- _What is being asked_
Produce an exact transcription of the listing below, omitting the pictures.

- _Exercise input_
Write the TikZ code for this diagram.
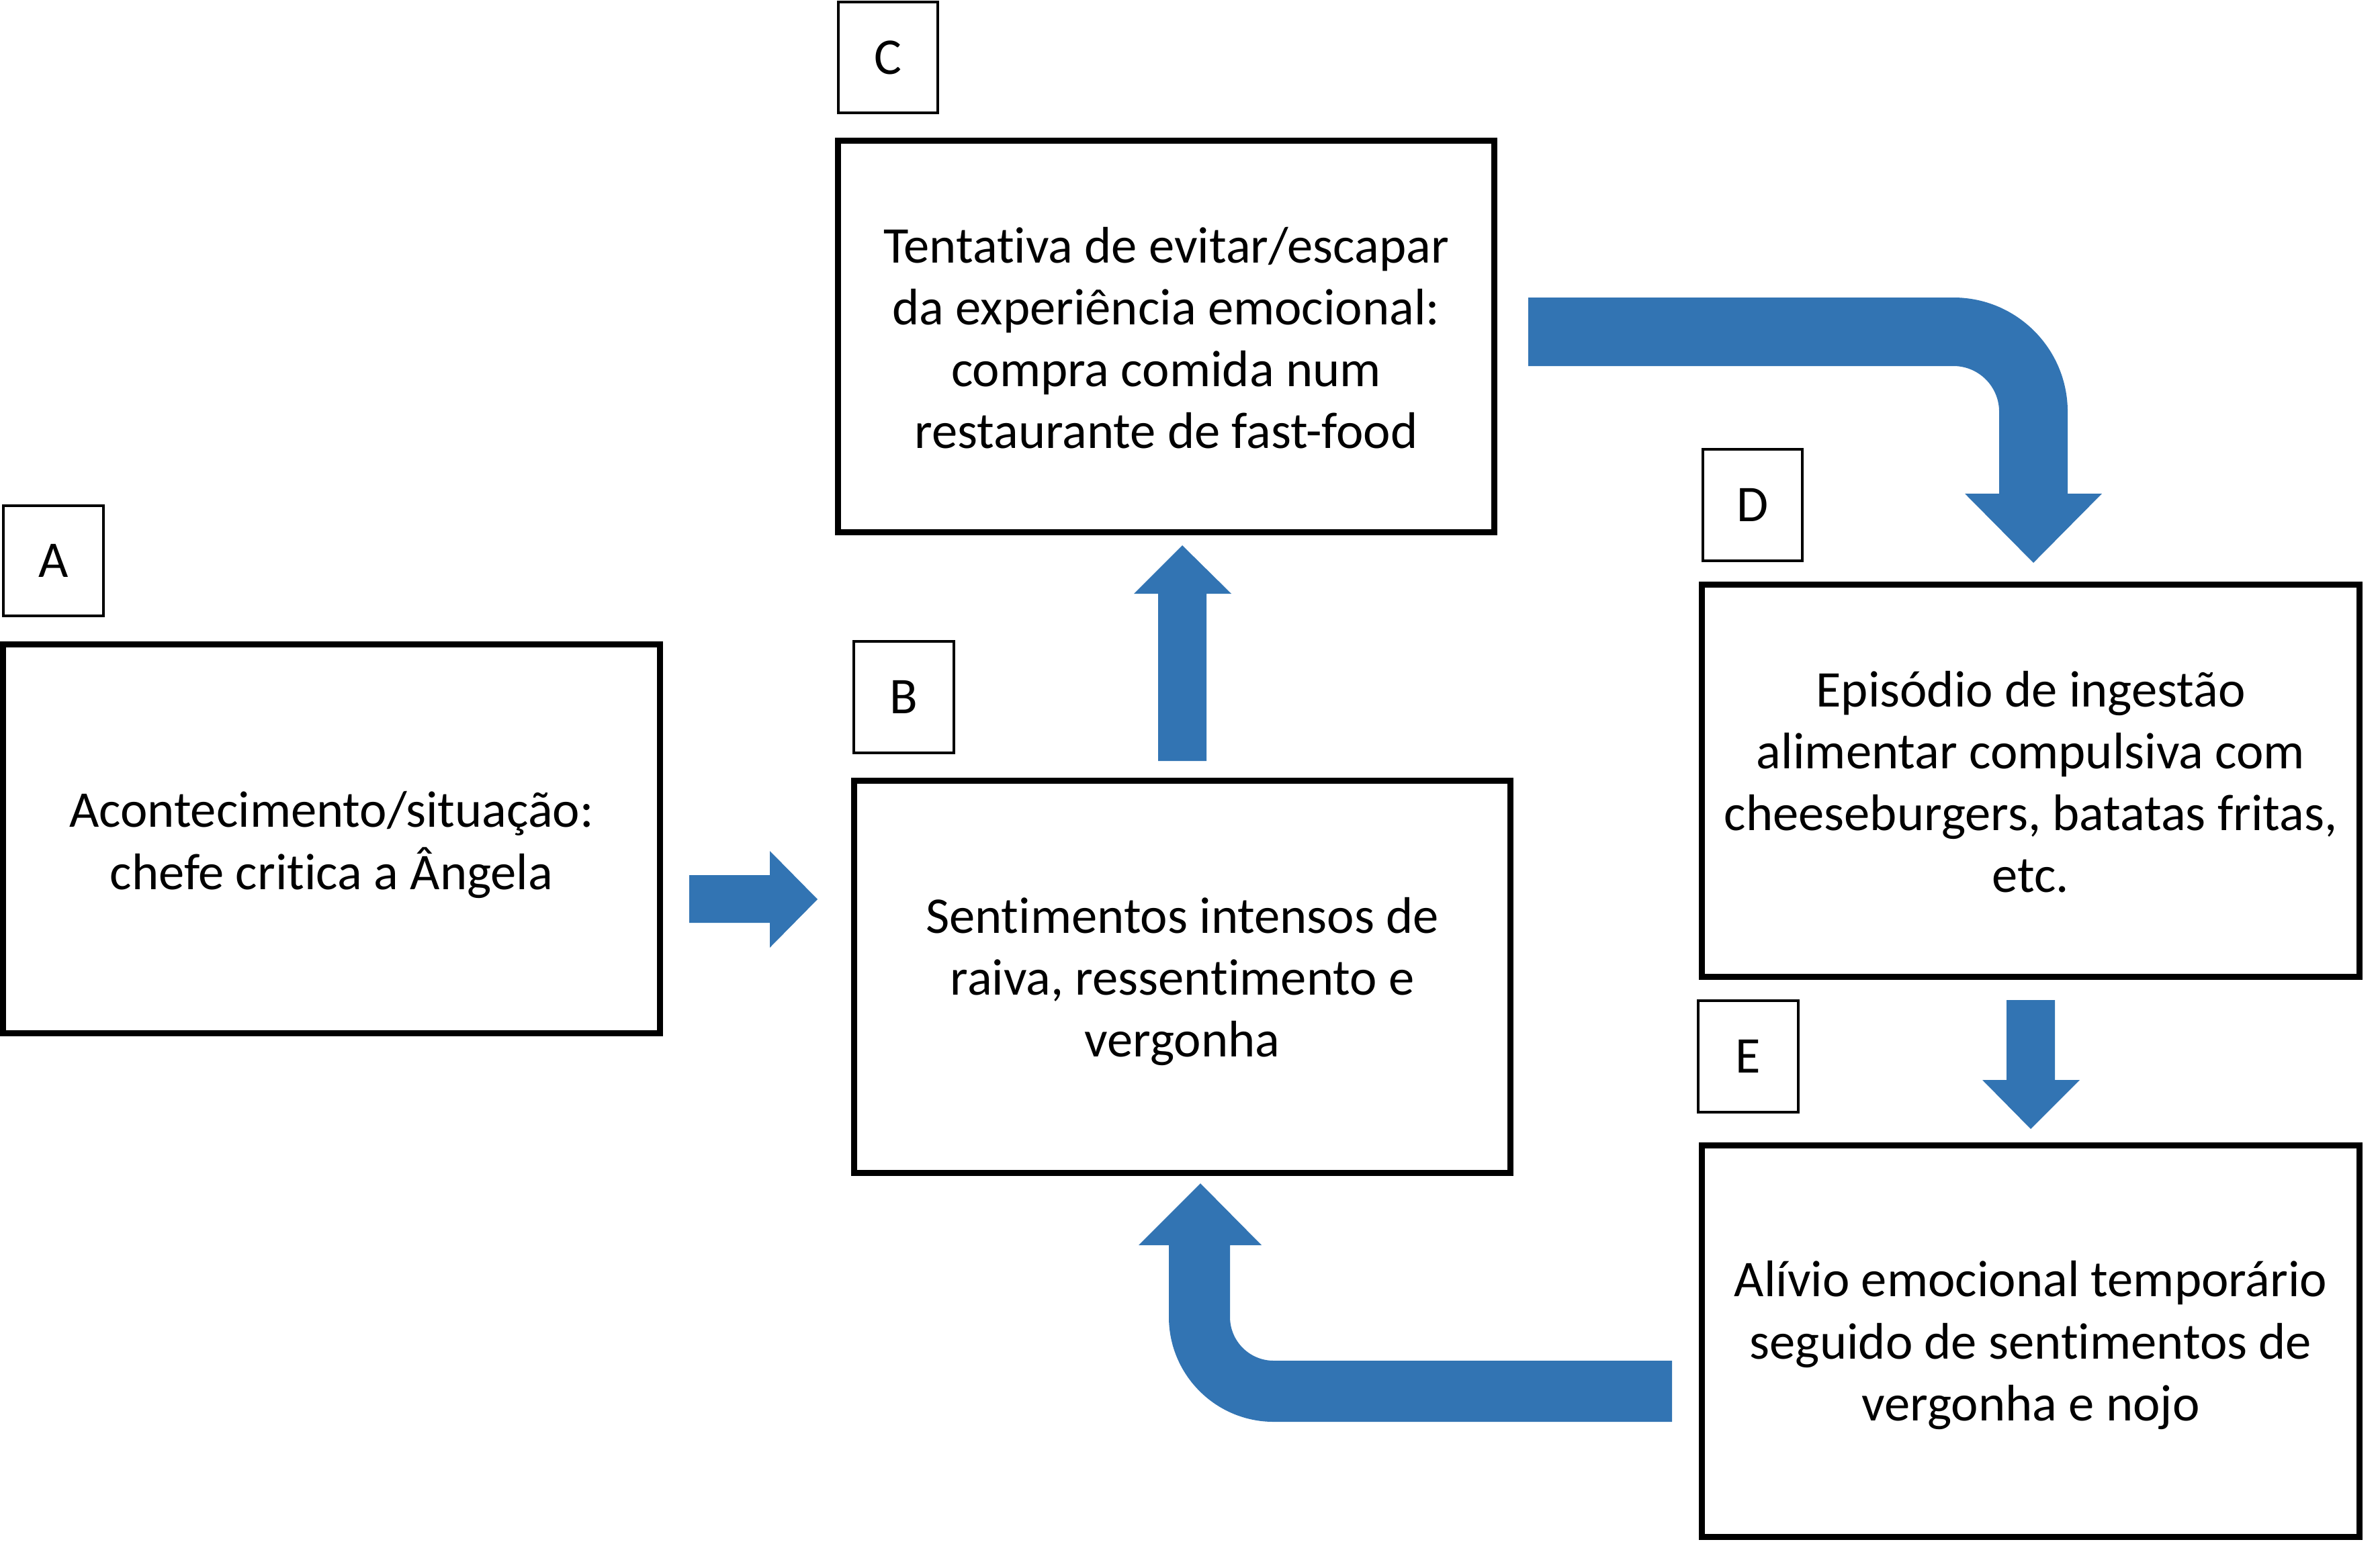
\documentclass[tikz,border=0pt]{standalone}
\usepackage{fontspec}
\setmainfont{Carlito}[Ligatures=NoCommon]
\definecolor{arrowblue}{RGB}{50,116,179}
\begin{document}
\begin{tikzpicture}[
  mainbox/.style={draw=black, line width=0.09cm, fill=white, inner sep=0pt},
  boxtext/.style={align=center, inner sep=0pt, font=\fontsize{21.8}{26.2}\selectfont},
  tagbox/.style={draw=black, line width=0.04cm, fill=white, inner sep=0pt,
    font=\fontsize{21.8}{26.2}\selectfont},
  blockarrow/.style={fill=arrowblue, draw=none}
]
\useasboundingbox (0,0) rectangle (35.43,-22.95);
% main boxes
\node[mainbox, minimum width=9.78cm, minimum height=5.79cm] (A) at (4.935,-12.49) {};
\node[mainbox, minimum width=9.77cm, minimum height=5.84cm] (B) at (17.60,-14.545) {};
\node[mainbox, minimum width=9.77cm, minimum height=5.83cm] (C) at (17.36,-5.01) {};
\node[mainbox, minimum width=9.79cm, minimum height=5.84cm] (D) at (30.23,-11.625) {};
\node[mainbox, minimum width=9.79cm, minimum height=5.83cm] (E) at (30.23,-19.97) {};
% texts
\node[boxtext, yshift=-0.09cm] (Atext) at (A) {Acontecimento/situação:\\chefe critica a Ângela};
\node[boxtext, yshift=-0.07cm] (Btext) at (B) {Sentimentos intensos de\\raiva, ressentimento e\\vergonha};
\node[boxtext, yshift=-0.02cm] (Ctext) at (C) {Tentativa de evitar/escapar\\da experiência emocional:\\compra comida num\\restaurante de fast-food};
\node[boxtext, yshift=-0.02cm] (Dtext) at (D) {Episódio de ingestão\\alimentar compulsiva com\\cheeseburgers, batatas fritas,\\etc.};
\node[boxtext, yshift=-0.06cm] (Etext) at (E) {Alívio emocional temporário\\seguido de sentimentos de\\vergonha e nojo};
% tag boxes
\node[tagbox, minimum width=1.49cm, minimum height=1.64cm] (tA) at (0.795,-8.35) {A};
\node[tagbox, minimum width=1.49cm, minimum height=1.66cm] (tB) at (13.455,-10.38) {B};
\node[tagbox, minimum width=1.48cm, minimum height=1.65cm] (tC) at (13.22,-0.855) {C};
\node[tagbox, minimum width=1.48cm, minimum height=1.66cm] (tD) at (26.09,-7.52) {D};
\node[tagbox, minimum width=1.49cm, minimum height=1.66cm] (tE) at (26.025,-15.73) {E};
% A -> B
\fill[blockarrow] (10.26,-13.03) -- (11.46,-13.03) -- (11.46,-12.67) -- (12.17,-13.39)
  -- (11.46,-14.11) -- (11.46,-13.74) -- (10.26,-13.74) -- cycle;
% B -> C
\fill[blockarrow] (17.24,-11.33) -- (17.24,-8.84) -- (16.88,-8.84) -- (17.60,-8.12)
  -- (18.33,-8.84) -- (17.96,-8.84) -- (17.96,-11.33) -- cycle;
% C -> D (bent)
\fill[blockarrow] (22.75,-4.43) -- (29.08,-4.43) arc[start angle=90, end angle=0, radius=1.70]
  -- (30.78,-7.35) -- (31.29,-7.35) -- (30.27,-8.38) -- (29.25,-7.35) -- (29.76,-7.35)
  -- (29.76,-6.13) arc[start angle=0, end angle=90, radius=0.68] -- (22.75,-5.45) -- cycle;
% D -> E
\fill[blockarrow] (29.87,-14.89) -- (30.59,-14.89) -- (30.59,-16.08) -- (30.96,-16.08)
  -- (30.23,-16.81) -- (29.51,-16.08) -- (29.87,-16.08) -- cycle;
% E -> B (bent)
\fill[blockarrow] (24.89,-20.26) -- (18.96,-20.26) arc[start angle=270, end angle=180, radius=0.65]
  -- (18.31,-18.54) -- (18.78,-18.54) -- (17.87,-17.62) -- (16.95,-18.54) -- (17.40,-18.54)
  -- (17.40,-19.61) arc[start angle=180, end angle=270, radius=1.56] -- (24.89,-21.17) -- cycle;
\end{tikzpicture}
\end{document}
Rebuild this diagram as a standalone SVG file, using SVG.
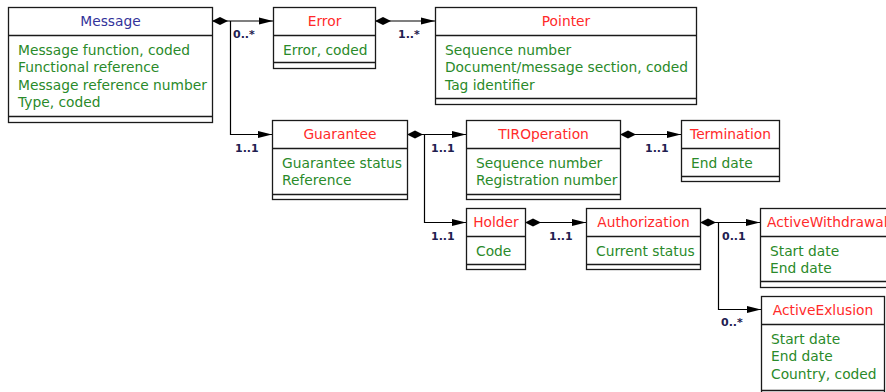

- _Full output_
Write the TikZ code for this diagram.
\documentclass[tikz,border=0pt]{standalone}
\usepackage{fontspec}
\setmainfont{Carlito}[Ligatures=NoCommon]
\definecolor{arrowblue}{RGB}{50,116,179}
\begin{document}
\begin{tikzpicture}[
  mainbox/.style={draw=black, line width=0.09cm, fill=white, inner sep=0pt},
  boxtext/.style={align=center, inner sep=0pt, font=\fontsize{21.8}{26.2}\selectfont},
  tagbox/.style={draw=black, line width=0.04cm, fill=white, inner sep=0pt,
    font=\fontsize{21.8}{26.2}\selectfont},
  blockarrow/.style={fill=arrowblue, draw=none}
]
\useasboundingbox (0,0) rectangle (35.43,-22.95);
% main boxes
\node[mainbox, minimum width=9.78cm, minimum height=5.79cm] (A) at (4.935,-12.49) {};
\node[mainbox, minimum width=9.77cm, minimum height=5.84cm] (B) at (17.60,-14.545) {};
\node[mainbox, minimum width=9.77cm, minimum height=5.83cm] (C) at (17.36,-5.01) {};
\node[mainbox, minimum width=9.79cm, minimum height=5.84cm] (D) at (30.23,-11.625) {};
\node[mainbox, minimum width=9.79cm, minimum height=5.83cm] (E) at (30.23,-19.97) {};
% texts
\node[boxtext, yshift=-0.09cm] (Atext) at (A) {Acontecimento/situação:\\chefe critica a Ângela};
\node[boxtext, yshift=-0.07cm] (Btext) at (B) {Sentimentos intensos de\\raiva, ressentimento e\\vergonha};
\node[boxtext, yshift=-0.02cm] (Ctext) at (C) {Tentativa de evitar/escapar\\da experiência emocional:\\compra comida num\\restaurante de fast-food};
\node[boxtext, yshift=-0.02cm] (Dtext) at (D) {Episódio de ingestão\\alimentar compulsiva com\\cheeseburgers, batatas fritas,\\etc.};
\node[boxtext, yshift=-0.06cm] (Etext) at (E) {Alívio emocional temporário\\seguido de sentimentos de\\vergonha e nojo};
% tag boxes
\node[tagbox, minimum width=1.49cm, minimum height=1.64cm] (tA) at (0.795,-8.35) {A};
\node[tagbox, minimum width=1.49cm, minimum height=1.66cm] (tB) at (13.455,-10.38) {B};
\node[tagbox, minimum width=1.48cm, minimum height=1.65cm] (tC) at (13.22,-0.855) {C};
\node[tagbox, minimum width=1.48cm, minimum height=1.66cm] (tD) at (26.09,-7.52) {D};
\node[tagbox, minimum width=1.49cm, minimum height=1.66cm] (tE) at (26.025,-15.73) {E};
% A -> B
\fill[blockarrow] (10.26,-13.03) -- (11.46,-13.03) -- (11.46,-12.67) -- (12.17,-13.39)
  -- (11.46,-14.11) -- (11.46,-13.74) -- (10.26,-13.74) -- cycle;
% B -> C
\fill[blockarrow] (17.24,-11.33) -- (17.24,-8.84) -- (16.88,-8.84) -- (17.60,-8.12)
  -- (18.33,-8.84) -- (17.96,-8.84) -- (17.96,-11.33) -- cycle;
% C -> D (bent)
\fill[blockarrow] (22.75,-4.43) -- (29.08,-4.43) arc[start angle=90, end angle=0, radius=1.70]
  -- (30.78,-7.35) -- (31.29,-7.35) -- (30.27,-8.38) -- (29.25,-7.35) -- (29.76,-7.35)
  -- (29.76,-6.13) arc[start angle=0, end angle=90, radius=0.68] -- (22.75,-5.45) -- cycle;
% D -> E
\fill[blockarrow] (29.87,-14.89) -- (30.59,-14.89) -- (30.59,-16.08) -- (30.96,-16.08)
  -- (30.23,-16.81) -- (29.51,-16.08) -- (29.87,-16.08) -- cycle;
% E -> B (bent)
\fill[blockarrow] (24.89,-20.26) -- (18.96,-20.26) arc[start angle=270, end angle=180, radius=0.65]
  -- (18.31,-18.54) -- (18.78,-18.54) -- (17.87,-17.62) -- (16.95,-18.54) -- (17.40,-18.54)
  -- (17.40,-19.61) arc[start angle=180, end angle=270, radius=1.56] -- (24.89,-21.17) -- cycle;
\end{tikzpicture}
\end{document}
Rebuild this diagram as a standalone SVG file, using SVG.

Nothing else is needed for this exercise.